Problem to work on: Output the lines exactly, from the one where "Clone this chart in Apache ECharts." appears through the one where "const HEADER_H = 126;" appears. Images are left out.

^^^^^^^^

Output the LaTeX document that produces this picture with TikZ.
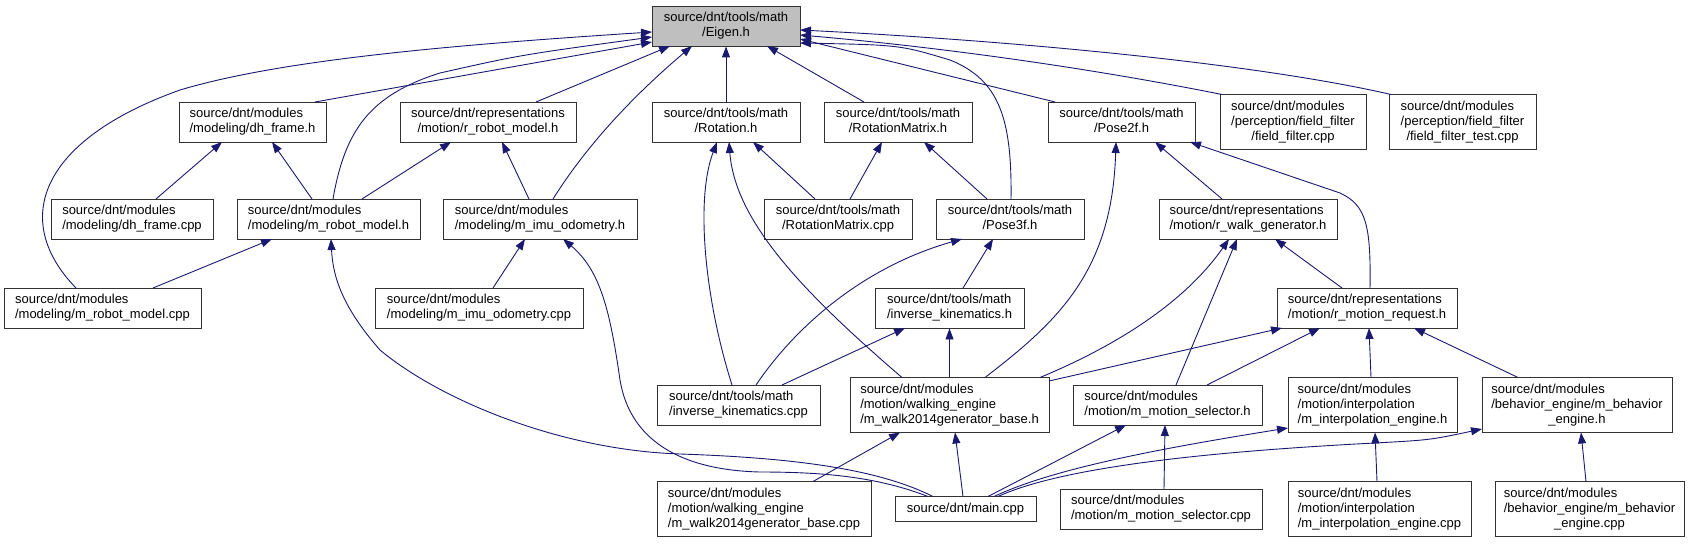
\documentclass[tikz,border=0pt]{standalone}
\usepackage{fontspec}
\setmainfont{Liberation Sans}
\usetikzlibrary{arrows.meta,calc}
\definecolor{edgec}{HTML}{191970}
\newcommand\twol[2]{\begin{tabular}{@{}l@{}}#1\\\multicolumn{1}{@{}c@{}}{#2}\end{tabular}}
\newcommand\threel[3]{\begin{tabular}{@{}l@{}}#1\\#2\\\multicolumn{1}{@{}c@{}}{#3}\end{tabular}}
\tikzset{
  box/.style={draw=black!80, line width=0.9pt, fill=white, inner sep=0pt, font=\fontsize{13}{15}\selectfont},
  edge/.style={draw=edgec, line width=0.9pt, -{Triangle[length=11pt,width=8pt]}},
}
\begin{document}
\begin{tikzpicture}[x=1pt,y=-1pt]
\useasboundingbox (0,0) rectangle (1693,543);
% row 1
\node[box, fill=black!25, minimum width=148pt, minimum height=40pt] (eigen) at (726,26) {\twol{source/dnt/tools/math}{/Eigen.h}};
% row 2
\node[box, minimum width=147pt, minimum height=40pt] (dhh) at (252.5,122) {\twol{source/dnt/modules}{/modeling/dh\_frame.h}};
\node[box, minimum width=176pt, minimum height=40pt] (rrm) at (488,122) {\twol{source/dnt/representations}{/motion/r\_robot\_model.h}};
\node[box, minimum width=148pt, minimum height=40pt] (rot) at (726,122) {\twol{source/dnt/tools/math}{/Rotation.h}};
\node[box, minimum width=148pt, minimum height=40pt] (rotm) at (898,122) {\twol{source/dnt/tools/math}{/RotationMatrix.h}};
\node[box, minimum width=147pt, minimum height=40pt] (pose2) at (1121.5,122) {\twol{source/dnt/tools/math}{/Pose2f.h}};
\node[box, minimum width=146pt, minimum height=55pt] (ff) at (1293,122) {\threel{source/dnt/modules}{/perception/field\_filter}{/field\_filter.cpp}};
\node[box, minimum width=147pt, minimum height=55pt] (fft) at (1462.5,122) {\threel{source/dnt/modules}{/perception/field\_filter}{/field\_filter\_test.cpp}};
% row 3
\node[box, minimum width=162pt, minimum height=40pt] (dhc) at (132,219) {\twol{source/dnt/modules}{/modeling/dh\_frame.cpp}};
\node[box, minimum width=183pt, minimum height=40pt] (mrmh) at (328.5,219) {\twol{source/dnt/modules}{/modeling/m\_robot\_model.h}};
\node[box, minimum width=194pt, minimum height=40pt] (mimuh) at (540,219) {\twol{source/dnt/modules}{/modeling/m\_imu\_odometry.h}};
\node[box, minimum width=148pt, minimum height=40pt] (rotmc) at (838,219) {\twol{source/dnt/tools/math}{/RotationMatrix.cpp}};
\node[box, minimum width=148pt, minimum height=40pt] (pose3) at (1010,219) {\twol{source/dnt/tools/math}{/Pose3f.h}};
\node[box, minimum width=178pt, minimum height=40pt] (rwg) at (1248,219) {\twol{source/dnt/representations}{/motion/r\_walk\_generator.h}};
% row 4
\node[box, minimum width=197pt, minimum height=40pt] (mrmc) at (102.5,308) {\twol{source/dnt/modules}{/modeling/m\_robot\_model.cpp}};
\node[box, minimum width=208pt, minimum height=40pt] (mimuc) at (479,308) {\twol{source/dnt/modules}{/modeling/m\_imu\_odometry.cpp}};
\node[box, minimum width=149pt, minimum height=40pt] (ikh) at (949.5,308) {\twol{source/dnt/tools/math}{/inverse\_kinematics.h}};
\node[box, minimum width=180pt, minimum height=40pt] (rmr) at (1367,308) {\twol{source/dnt/representations}{/motion/r\_motion\_request.h}};
% row 5
\node[box, minimum width=163pt, minimum height=40pt] (ikc) at (738.5,405) {\twol{source/dnt/tools/math}{/inverse\_kinematics.cpp}};
\node[box, minimum width=199pt, minimum height=55pt] (mwh) at (949.5,405) {\threel{source/dnt/modules}{/motion/walking\_engine}{/m\_walk2014generator\_base.h}};
\node[box, minimum width=189pt, minimum height=40pt] (msh) at (1167.5,405) {\twol{source/dnt/modules}{/motion/m\_motion\_selector.h}};
\node[box, minimum width=169pt, minimum height=55pt] (mih) at (1372.5,405) {\threel{source/dnt/modules}{/motion/interpolation}{/m\_interpolation\_engine.h}};
\node[box, minimum width=190pt, minimum height=55pt] (mbh) at (1577,405) {\threel{source/dnt/modules}{/behavior\_engine/m\_behavior}{\_engine.h}};
% row 6
\node[box, minimum width=214pt, minimum height=55pt] (mwc) at (764,509) {\threel{source/dnt/modules}{/motion/walking\_engine}{/m\_walk2014generator\_base.cpp}};
\node[box, minimum width=141pt, minimum height=25pt] (main) at (965.5,509) {source/dnt/main.cpp};
\node[box, minimum width=202pt, minimum height=40pt] (msc) at (1161,509) {\twol{source/dnt/modules}{/motion/m\_motion\_selector.cpp}};
\node[box, minimum width=183pt, minimum height=55pt] (mic) at (1379.5,509) {\threel{source/dnt/modules}{/motion/interpolation}{/m\_interpolation\_engine.cpp}};
\node[box, minimum width=189pt, minimum height=55pt] (mbc) at (1589.5,509) {\threel{source/dnt/modules}{/behavior\_engine/m\_behavior}{\_engine.cpp}};
% edges into Eigen.h
\draw[edge] ($(dhh)+(62.5,-20)$) -- ($(eigen)+(-74,16)$);
\draw[edge] ($(mrmh)+(4.5,-20)$) .. controls (345,130) and (370,95) .. (440,73) .. controls (520,55) .. ($(eigen)+(-74,11)$);
\draw[edge] ($(mrmc)+(-26.5,-20)$) .. controls (10,220) and (40,140) .. (180,90) .. controls (280,60) and (450,45) .. ($(eigen)+(-74,6)$);
\draw[edge] ($(rrm)+(48,-20)$) -- ($(eigen)+(-56,20)$);
\draw[edge] ($(mimuh)+(13,-20)$) .. controls (590,140) and (640,90) .. ($(eigen)+(-34,20)$);
\draw[edge] (rot.north) -- (eigen.south);
\draw[edge] ($(rotm)+(-34,-20)$) -- ($(eigen)+(41,20)$);
\draw[edge] ($(pose2)+(-66.5,-20)$) -- ($(eigen)+(74,13)$);
\draw[edge] ($(pose3)+(1,-20)$) .. controls (1012,120) and (1000,80) .. (950,60) .. controls (900,45) .. ($(eigen)+(74,17)$);
\draw[edge] ($(ff)+(-71,-27.5)$) .. controls (1100,70) and (950,48) .. ($(eigen)+(74,9)$);
\draw[edge] ($(fft)+(-71.5,-27.5)$) .. controls (1250,62) and (1000,40) .. ($(eigen)+(74,4)$);
% row 3 -> row 2
\draw[edge] ($(dhc)+(24,-20)$) -- ($(dhh)+(-30.5,20)$);
\draw[edge] ($(mrmh)+(-16.5,-20)$) -- ($(dhh)+(19.5,20)$);
\draw[edge] ($(mrmh)+(33.5,-20)$) -- ($(rrm)+(-37,20)$);
\draw[edge] ($(mimuh)+(-11,-20)$) -- ($(rrm)+(14,20)$);
\draw[edge] ($(rotmc)+(-23,-20)$) -- ($(rot)+(27,20)$);
\draw[edge] ($(rotmc)+(12,-20)$) -- ($(rotm)+(-16,20)$);
\draw[edge] ($(pose3)+(-23,-20)$) -- ($(rotm)+(26,20)$);
\draw[edge] ($(rwg)+(-26,-20)$) -- ($(pose2)+(33.5,20)$);
\draw[edge] ($(rmr)+(3,-20)$) .. controls (1371,225) and (1366,205) .. (1340,193) -- ($(pose2)+(68.5,20)$);
\draw[edge] ($(mwh)+(35.5,-27.5)$) .. controls (1060,320) and (1112,270) .. ($(pose2)+(-5.5,20)$);
% lower edges
\draw[edge] ($(mrmc)+(50.5,-20)$) -- ($(mrmh)+(-56.5,20)$);
\draw[edge] ($(main)+(-32.5,-12.5)$) .. controls (880,470) and (800,458) .. (680,454) .. controls (560,450) and (440,400) .. (380,350) .. controls (345,310) and (333,280) .. ($(mrmh)+(2.5,20)$);
\draw[edge] ($(mimuc)+(14,-20)$) -- ($(mimuh)+(-15,20)$);
\draw[edge] ($(main)+(-37.5,-12.5)$) .. controls (880,478) and (830,472) .. (760,472) .. controls (680,470) and (630,440) .. (620,380) .. controls (610,310) and (600,270) .. ($(mimuh)+(23,20)$);
\draw[edge] ($(ikh)+(13.5,-20)$) -- ($(pose3)+(-17,20)$);
\draw[edge] ($(ikc)+(17.5,-20)$) .. controls (800,320) and (870,265) .. ($(pose3)+(-48,20)$);
\draw[edge] ($(ikc)+(-6.5,-20)$) .. controls (705,300) and (695,200) .. ($(rot)+(-9,20)$);
\draw[edge] ($(mwh)+(-47.5,-27.5)$) .. controls (800,290) and (735,220) .. ($(rot)+(3,20)$);
\draw[edge] ($(ikc)+(43.5,-20)$) -- ($(ikh)+(-44.5,20)$);
\draw[edge] (mwh.north) -- (ikh.south);
\draw[edge] ($(mwh)+(90.5,-27.5)$) .. controls (1130,340) and (1190,295) .. ($(rwg)+(-19,20)$);
\draw[edge] ($(msh)+(8.5,-20)$) -- ($(rwg)+(-11,20)$);
\draw[edge] ($(rmr)+(-25,-20)$) -- ($(rwg)+(27,20)$);
\draw[edge] ($(mwh)+(99.5,-24)$) -- ($(rmr)+(-85,20)$);
\draw[edge] ($(msh)+(39.5,-20)$) -- ($(rmr)+(-47,20)$);
\draw[edge] ($(mih)+(-1.5,-27.5)$) -- ($(rmr)+(2,20)$);
\draw[edge] ($(mbh)+(-59,-27.5)$) -- ($(rmr)+(47,20)$);
\draw[edge] ($(mwc)+(49,-27.5)$) -- ($(mwh)+(-49.5,27.5)$);
\draw[edge] ($(main)+(-2.5,-12.5)$) -- ($(mwh)+(5.5,27.5)$);
\draw[edge] ($(main)+(22.5,-12.5)$) -- ($(msh)+(-41.5,20)$);
\draw[edge] ($(msc)+(3,-20)$) -- ($(msh)+(-2.5,20)$);
\draw[edge] ($(main)+(28.5,-12.5)$) .. controls (1050,470) and (1150,450) .. ($(mih)+(-84.5,23)$);
\draw[edge] ($(main)+(32.5,-12.5)$) .. controls (1060,468) and (1200,452) .. (1375,443) .. controls (1430,440) .. ($(mbh)+(-95,24)$);
\draw[edge] ($(mic)+(-2.5,-27.5)$) -- ($(mih)+(2.5,27.5)$);
\draw[edge] ($(mbc)+(-3.5,-27.5)$) -- ($(mbh)+(4,27.5)$);
\end{tikzpicture}
\end{document}
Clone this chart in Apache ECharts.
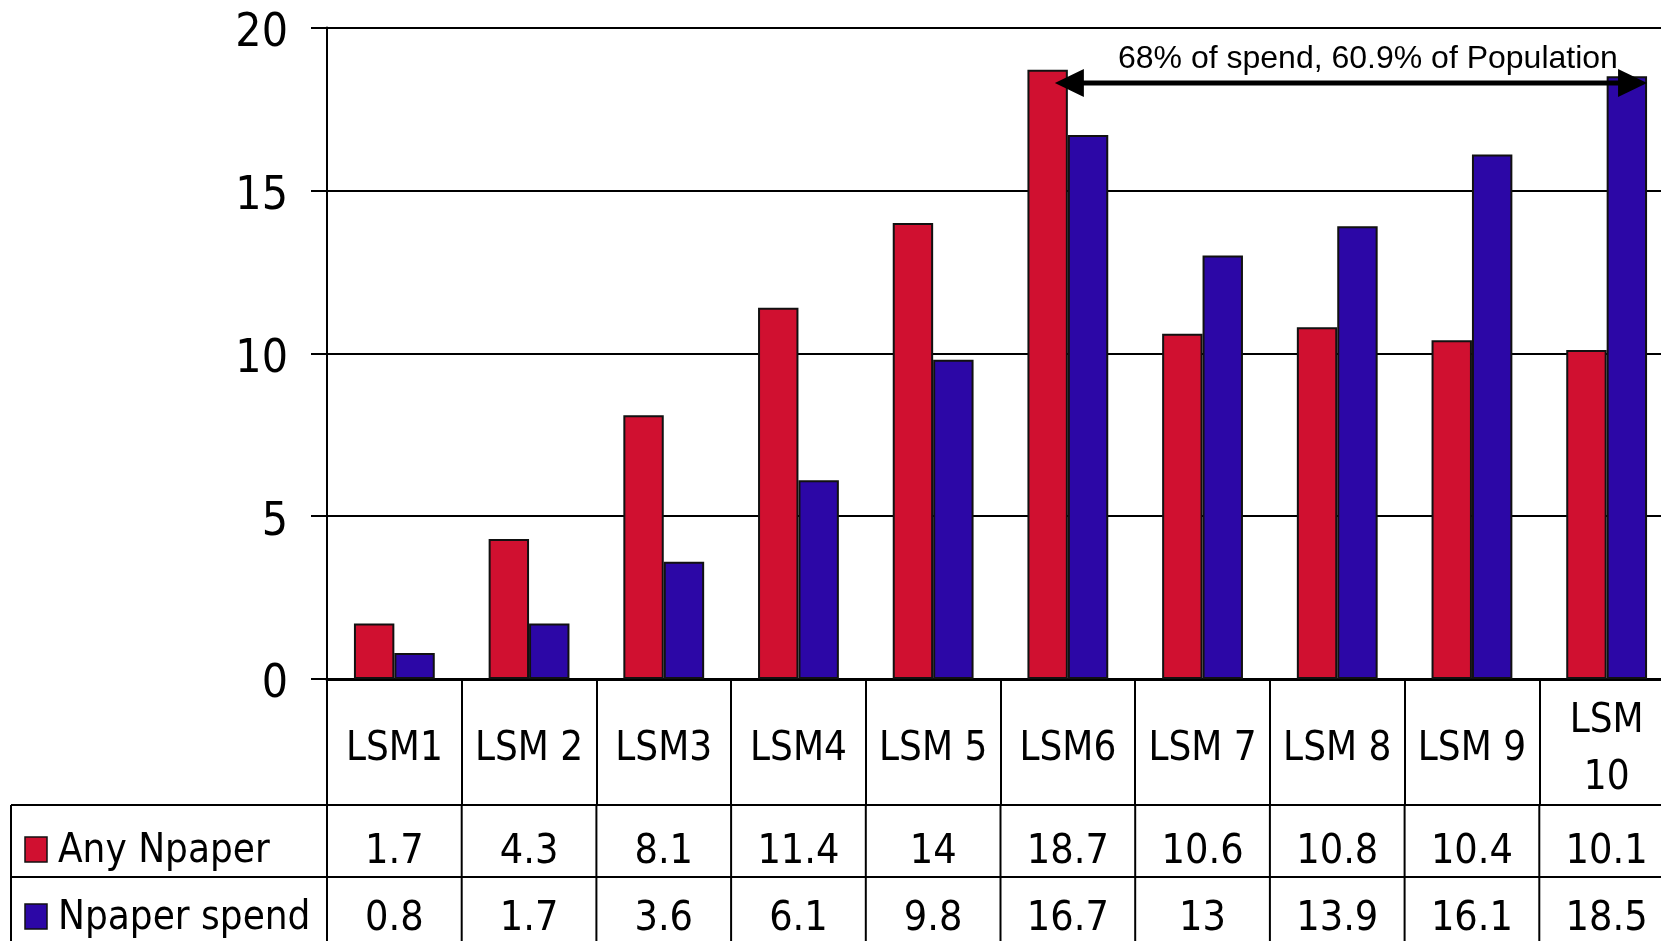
<!DOCTYPE html>
<html>
<head>
<meta charset="utf-8">
<style>
  html, body { margin: 0; padding: 0; background: #ffffff; }
  #chart { width: 1661px; height: 941px; }
</style>
<script src="https://cdn.jsdelivr.net/npm/echarts@6/dist/echarts.min.js"></script>
</head>
<body>
<div id="chart"></div>
<script>
// LSM groups and the two measures per group
const categories = ['LSM1', 'LSM 2', 'LSM3', 'LSM4', 'LSM 5', 'LSM6', 'LSM 7', 'LSM 8', 'LSM 9', 'LSM 10'];
const anyNpaper = [1.7, 4.3, 8.1, 11.4, 14, 18.7, 10.6, 10.8, 10.4, 10.1];
const npaperSpend = [0.8, 1.7, 3.6, 6.1, 9.8, 16.7, 13, 13.9, 16.1, 18.5];
const seriesNames = ['Any Npaper', 'Npaper spend'];
const yTicks = [0, 5, 10, 15, 20];

// Bracket over the top groups
const noteText = '68% of spend, 60.9% of Population';
const noteFrom = 'LSM6';
const noteTo = 'LSM 10';
const noteLevel = 18.3;

const RED = '#d01030';
const BLUE = '#2c07a6';
const FONT = '"DejaVu Sans Condensed", "DejaVu Sans", sans-serif';
const SIZE = 40;
const NUM_SIZE = 41;

const chart = echarts.init(document.getElementById('chart'), null, { renderer: 'canvas' });

const GRID = { left: 327, top: 27.5, width: 1347, height: 651.5 };
const ROW_H = 72;
const HEADER_H = 126;

chart.setOption({
  animation: false,
  backgroundColor: '#ffffff',
  grid: {
    left: GRID.left, top: GRID.top, width: GRID.width, height: GRID.height,
    containLabel: false, outerBoundsMode: 'none'
  },
  xAxis: {
    type: 'category',
    data: categories,
    boundaryGap: true,
    axisLine: { show: true, lineStyle: { color: '#000', width: 3 } },
    axisTick: { show: true, interval: 0, length: HEADER_H, alignWithLabel: false, lineStyle: { color: '#000', width: 2 } },
    axisLabel: {
      interval: 0,
      color: '#000',
      fontFamily: FONT,
      fontSize: SIZE,
      lineHeight: 57,
      margin: 71,
      verticalAlign: 'middle',
      formatter: v => (v.length > 5 ? v.replace(' ', '\n') : v)
    },
    splitLine: { show: false }
  },
  yAxis: {
    type: 'value',
    min: yTicks[0],
    max: yTicks[yTicks.length - 1],
    interval: 5,
    axisLine: { show: true, lineStyle: { color: '#000', width: 2 } },
    axisTick: { show: true, inside: false, length: 16, lineStyle: { color: '#000', width: 2 } },
    axisLabel: { color: '#000', fontFamily: FONT, fontSize: 46, margin: 39, verticalAlign: 'top', lineHeight: 13 },
    splitLine: { show: true, lineStyle: { color: '#000', width: 2 } }
  },
  series: [
    {
      name: seriesNames[0],
      type: 'bar',
      data: anyNpaper,
      barGap: '0%',
      barCategoryGap: '40%',
      itemStyle: { color: RED, borderColor: '#111', borderWidth: 2 }
    },
    {
      name: seriesNames[1],
      type: 'bar',
      data: npaperSpend,
      barGap: '0%',
      barCategoryGap: '40%',
      itemStyle: { color: BLUE, borderColor: '#111', borderWidth: 2 }
    }
  ]
});

// Data table under the axis and the bracket annotation, placed from the axis scales
function buildOverlay() {
  const px = i => chart.convertToPixel({ xAxisIndex: 0 }, i);
  const colW = px(1) - px(0);
  const yZero = chart.convertToPixel({ yAxisIndex: 0 }, 0);
  const tableLeft = 11;
  const tableRight = 1661;
  const row1Top = yZero + HEADER_H;
  const row2Top = row1Top + ROW_H;
  const row3Top = row2Top + ROW_H;
  const line = { stroke: '#000', lineWidth: 2 };
  const els = [];

  // horizontal rules
  [row1Top, row2Top].forEach(y => {
    els.push({ type: 'line', shape: { x1: tableLeft, y1: y, x2: tableRight, y2: y }, style: line, z: 10 });
  });
  // vertical rules in the value rows
  els.push({ type: 'line', shape: { x1: tableLeft, y1: row1Top, x2: tableLeft, y2: row3Top }, style: line, z: 10 });
  for (let i = 0; i <= categories.length; i++) {
    const x = px(i) - colW / 2;
    els.push({ type: 'line', shape: { x1: x, y1: row1Top, x2: x, y2: row3Top }, style: line, z: 10 });
  }

  const rows = [anyNpaper, npaperSpend];
  const colors = [RED, BLUE];
  const rowShift = [11, 6];
  rows.forEach((vals, r) => {
    const top = r === 0 ? row1Top : row2Top;
    const cy = top + ROW_H / 2 + rowShift[r];
    // legend key
    els.push({ type: 'rect', shape: { x: 25, y: cy - 15, width: 22, height: 25 },
      style: { fill: colors[r], stroke: '#111', lineWidth: 1.5 }, z: 10 });
    els.push({ type: 'text', x: 58, y: cy, style: {
      text: seriesNames[r], fill: '#000', font: SIZE + 'px ' + FONT, textAlign: 'left', textVerticalAlign: 'middle' }, z: 10 });
    vals.forEach((v, i) => {
      els.push({ type: 'text', x: px(i), y: cy, style: {
        text: String(v), fill: '#000', font: NUM_SIZE + 'px ' + FONT, textAlign: 'center', textVerticalAlign: 'middle' }, z: 10 });
    });
  });

  // bracket arrow spanning the marked groups
  const iFrom = categories.indexOf(noteFrom);
  const iTo = categories.indexOf(noteTo);
  const barW = colW * 0.3;
  const ay = chart.convertToPixel({ yAxisIndex: 0 }, noteLevel);
  const ax1 = px(iFrom) - 13;
  const ax2 = px(iTo) + barW;
  const head = 29, half = 14;
  els.push({ type: 'line', shape: { x1: ax1 + head - 2, y1: ay, x2: ax2 - head + 2, y2: ay },
    style: { stroke: '#000', lineWidth: 5 }, z: 20 });
  els.push({ type: 'polygon', shape: { points: [[ax1, ay], [ax1 + head, ay - half], [ax1 + head, ay + half]] },
    style: { fill: '#000' }, z: 20 });
  els.push({ type: 'polygon', shape: { points: [[ax2, ay], [ax2 - head, ay - half], [ax2 - head, ay + half]] },
    style: { fill: '#000' }, z: 20 });
  els.push({ type: 'text', x: (ax1 + ax2) / 2 + 17, y: ay - 24, style: {
    text: noteText, fill: '#000', font: '32px "Liberation Sans", Arial, sans-serif',
    textAlign: 'center', textVerticalAlign: 'middle' }, z: 20 });

  chart.setOption({ graphic: { elements: els } });
}
buildOverlay();
</script>
</body>
</html>
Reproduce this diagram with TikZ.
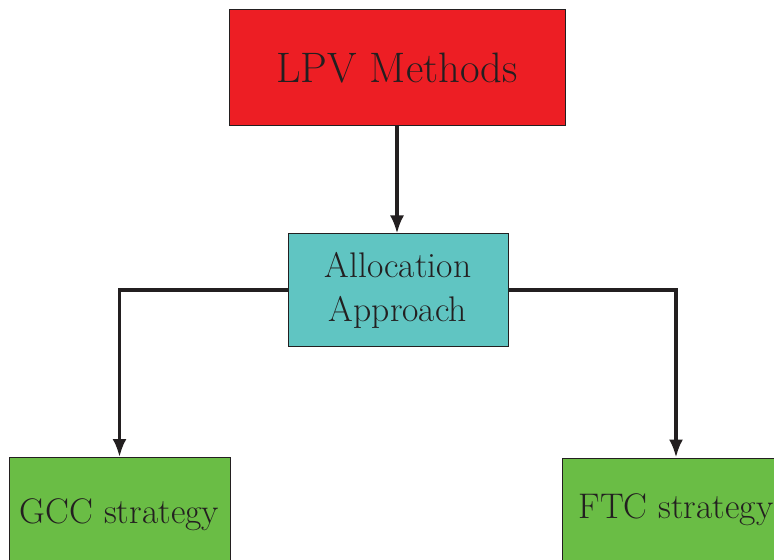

^^^^^^^^

Output:
Clone this chart in Apache ECharts.
<!DOCTYPE html>
<html>
<head>
<meta charset="utf-8">
<style>
  html, body { margin: 0; padding: 0; background: #ffffff; }
  #chart { width: 1661px; height: 941px; }
</style>
<script src="https://cdn.jsdelivr.net/npm/echarts@6/dist/echarts.min.js"></script>
</head>
<body>
<div id="chart"></div>
<script>
// LSM groups and the two measures per group
const categories = ['LSM1', 'LSM 2', 'LSM3', 'LSM4', 'LSM 5', 'LSM6', 'LSM 7', 'LSM 8', 'LSM 9', 'LSM 10'];
const anyNpaper = [1.7, 4.3, 8.1, 11.4, 14, 18.7, 10.6, 10.8, 10.4, 10.1];
const npaperSpend = [0.8, 1.7, 3.6, 6.1, 9.8, 16.7, 13, 13.9, 16.1, 18.5];
const seriesNames = ['Any Npaper', 'Npaper spend'];
const yTicks = [0, 5, 10, 15, 20];

// Bracket over the top groups
const noteText = '68% of spend, 60.9% of Population';
const noteFrom = 'LSM6';
const noteTo = 'LSM 10';
const noteLevel = 18.3;

const RED = '#d01030';
const BLUE = '#2c07a6';
const FONT = '"DejaVu Sans Condensed", "DejaVu Sans", sans-serif';
const SIZE = 40;
const NUM_SIZE = 41;

const chart = echarts.init(document.getElementById('chart'), null, { renderer: 'canvas' });

const GRID = { left: 327, top: 27.5, width: 1347, height: 651.5 };
const ROW_H = 72;
const HEADER_H = 126;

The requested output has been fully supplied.